Much is said about whether Sir Lewis Hamilton’s record-breaking success in Formula 1 is down solely to the car he drives or the talent at his disposal.
And while it is true that the Brit has consistently had race-winning machinery in his hands throughout his career, no more so than with the dominant Mercedes in the turbo-hybrid era, there is much more to his historic success in the sport than the car at his feet.
Hamilton, whether you like it or not, is one of the greatest drivers to have ever graced the sport. You see, F1 legends, whether in the modern era or from the sport’s history, follow a similar pattern.
Of course having the car to do the business is key. This was as true of Michael Schumacher and Niki Lauda as it is of Hamilton. This is a capitalistic business, where the resources at your disposal matter as much as the ability of the driver.
And Hamilton, for sure, has had some incredible machines to work with. The slick winning operation that Mercedes have built around their talisman over the years has increasingly come to dominate the sport in a way neither they nor Hamilton could have foreseen, to the point where the champion himself has admitted on occasions that it could be boring for the viewing public.
Success at that level often is boring- the constant, drudging push to get further ahead of a pack which has struggled to keep pace. Mercedes have done it best of all, and in doing so have given their driver a car which is so comfortably ahead of the rest as to prompt debate about whether it is even good for the sport.
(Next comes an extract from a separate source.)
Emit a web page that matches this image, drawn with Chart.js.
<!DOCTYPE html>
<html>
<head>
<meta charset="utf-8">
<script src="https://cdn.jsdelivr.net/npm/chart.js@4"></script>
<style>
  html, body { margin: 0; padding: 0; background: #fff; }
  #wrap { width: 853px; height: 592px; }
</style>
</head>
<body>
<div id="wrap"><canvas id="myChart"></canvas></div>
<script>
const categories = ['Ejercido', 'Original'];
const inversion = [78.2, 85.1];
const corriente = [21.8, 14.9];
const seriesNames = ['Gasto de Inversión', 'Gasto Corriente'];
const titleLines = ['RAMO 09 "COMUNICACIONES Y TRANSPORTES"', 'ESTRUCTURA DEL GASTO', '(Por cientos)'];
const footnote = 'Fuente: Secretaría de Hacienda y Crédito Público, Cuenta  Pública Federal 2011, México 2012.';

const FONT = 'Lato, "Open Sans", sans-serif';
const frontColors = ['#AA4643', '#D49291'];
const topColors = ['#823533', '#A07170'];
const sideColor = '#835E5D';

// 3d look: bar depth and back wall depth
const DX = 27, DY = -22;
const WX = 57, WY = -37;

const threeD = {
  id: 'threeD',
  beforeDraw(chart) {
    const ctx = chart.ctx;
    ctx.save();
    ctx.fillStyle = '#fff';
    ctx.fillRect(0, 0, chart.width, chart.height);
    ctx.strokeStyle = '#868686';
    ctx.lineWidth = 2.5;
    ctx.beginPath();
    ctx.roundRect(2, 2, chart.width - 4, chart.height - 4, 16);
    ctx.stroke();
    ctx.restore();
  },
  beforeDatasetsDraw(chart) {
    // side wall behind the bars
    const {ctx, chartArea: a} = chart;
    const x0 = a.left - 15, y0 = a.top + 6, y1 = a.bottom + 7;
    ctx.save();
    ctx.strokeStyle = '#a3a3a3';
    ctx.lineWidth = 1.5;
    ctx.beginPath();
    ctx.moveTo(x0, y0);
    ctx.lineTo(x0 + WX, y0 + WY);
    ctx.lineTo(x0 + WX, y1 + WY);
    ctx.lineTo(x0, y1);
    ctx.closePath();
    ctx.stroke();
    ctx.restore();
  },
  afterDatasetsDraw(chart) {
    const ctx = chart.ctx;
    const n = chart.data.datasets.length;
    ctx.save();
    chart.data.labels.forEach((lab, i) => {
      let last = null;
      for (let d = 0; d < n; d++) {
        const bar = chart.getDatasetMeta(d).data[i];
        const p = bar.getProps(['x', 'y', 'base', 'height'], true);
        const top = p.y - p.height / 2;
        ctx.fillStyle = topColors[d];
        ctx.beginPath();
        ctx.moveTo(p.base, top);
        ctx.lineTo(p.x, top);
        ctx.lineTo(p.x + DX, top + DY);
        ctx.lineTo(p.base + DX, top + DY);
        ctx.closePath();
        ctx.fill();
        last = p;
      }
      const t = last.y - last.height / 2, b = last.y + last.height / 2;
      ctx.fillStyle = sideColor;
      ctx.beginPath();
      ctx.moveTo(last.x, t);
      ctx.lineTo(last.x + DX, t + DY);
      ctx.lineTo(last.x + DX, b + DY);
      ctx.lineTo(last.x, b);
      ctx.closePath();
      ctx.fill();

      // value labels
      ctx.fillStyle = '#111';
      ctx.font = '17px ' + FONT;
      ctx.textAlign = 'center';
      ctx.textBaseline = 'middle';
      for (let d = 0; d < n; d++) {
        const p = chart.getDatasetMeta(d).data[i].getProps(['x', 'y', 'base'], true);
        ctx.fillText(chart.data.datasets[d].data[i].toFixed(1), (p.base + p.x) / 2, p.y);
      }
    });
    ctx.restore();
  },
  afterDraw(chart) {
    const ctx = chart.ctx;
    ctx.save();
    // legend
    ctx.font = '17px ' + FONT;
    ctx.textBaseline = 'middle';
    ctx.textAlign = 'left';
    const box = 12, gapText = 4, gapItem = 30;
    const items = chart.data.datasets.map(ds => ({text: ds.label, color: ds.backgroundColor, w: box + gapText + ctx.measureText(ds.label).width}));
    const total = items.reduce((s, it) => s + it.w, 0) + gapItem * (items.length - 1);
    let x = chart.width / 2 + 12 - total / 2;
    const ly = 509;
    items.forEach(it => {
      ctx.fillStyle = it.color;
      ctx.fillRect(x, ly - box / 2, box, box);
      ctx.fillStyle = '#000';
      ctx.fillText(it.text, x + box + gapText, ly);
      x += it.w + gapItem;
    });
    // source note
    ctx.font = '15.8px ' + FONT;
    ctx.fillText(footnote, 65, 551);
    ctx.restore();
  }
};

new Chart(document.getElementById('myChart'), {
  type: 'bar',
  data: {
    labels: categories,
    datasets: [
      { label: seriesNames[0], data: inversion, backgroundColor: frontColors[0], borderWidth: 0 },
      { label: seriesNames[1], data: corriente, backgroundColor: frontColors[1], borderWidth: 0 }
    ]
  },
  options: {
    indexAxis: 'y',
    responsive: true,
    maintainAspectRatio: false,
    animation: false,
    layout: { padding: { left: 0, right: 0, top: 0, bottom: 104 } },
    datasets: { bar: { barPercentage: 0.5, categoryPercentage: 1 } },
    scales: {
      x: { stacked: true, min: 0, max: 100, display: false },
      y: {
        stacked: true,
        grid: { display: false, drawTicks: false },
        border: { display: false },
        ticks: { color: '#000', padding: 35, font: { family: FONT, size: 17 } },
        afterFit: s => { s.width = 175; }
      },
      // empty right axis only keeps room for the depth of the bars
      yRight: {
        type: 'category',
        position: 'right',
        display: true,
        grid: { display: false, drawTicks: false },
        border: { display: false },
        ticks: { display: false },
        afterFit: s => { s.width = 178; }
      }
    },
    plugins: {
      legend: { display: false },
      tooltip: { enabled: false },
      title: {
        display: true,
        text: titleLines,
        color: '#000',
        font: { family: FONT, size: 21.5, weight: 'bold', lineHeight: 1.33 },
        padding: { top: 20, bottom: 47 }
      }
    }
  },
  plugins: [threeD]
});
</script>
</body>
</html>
But the car can only take you so far. After all, again like Hamilton, the Schumachers and Laudas of the world also had teammates to deal with. Talented teammates, who have also worked their way up the ruthless ranks of the motorsport world to get to where they are. And, with some exceptions, Hamilton has consistently managed to stay on top of those rivals.
So why is Hamilton so dominant?
Beyond the car, there is one key metric which has allowed Hamilton to rise to where he has gotten today- his consistency and ability to deal with the pressure where others falter.
The British driver seems to be impervious to the types of faux pas which often claim the (in their own right indubitably gifted) drivers around him. The level of focus which it takes to be a frontrunner is much higher than than required to be the chaser.
The frontrunner that Hamilton has become has everything to lose and nothing more to gain. To keep at the level he has, solidly ahead of both his teammates and the chasing pack, is nothing short of spellbinding.
Few other athletes in any sport have managed that type of consistent success. It is this mental consistency that makes Hamilton stand head and shoulders above the rest.
For evidence of this, you need only to look at his imperious victory at the Turkish Grand Prix in 2020. In sodden conditions, one driver after another led the race as events unfolded.
Firstly Lance Stroll, starting with his maiden F1 pole in the Racing Point, led the first stint of the race before falling off the pace. Then Max Verstappen in the Red Bull took his turn, only to be sent into a spin after an overly ambitious move. And when Hamilton got the lead? He did not look like relinquishing it for a single second.
This is why Hamilton is the best. It is not easy to maintain and build a lead in an F1 race, particularly in conditions like we saw in Istanbul last year which often act as the sport’s great leveller where drivers are much more reliant on their feel for the car and track conditions. So whatever you can say about the car, or the team behind him, the Brit has more than proven his metal at the top of F1.
We can look to the teammates that have come and gone, the would-be competitors who have failed to break his dominance and the sheer consistency of the man for evidence of why he is the dominant force in F1 today- and is likely to remain so until he says otherwise.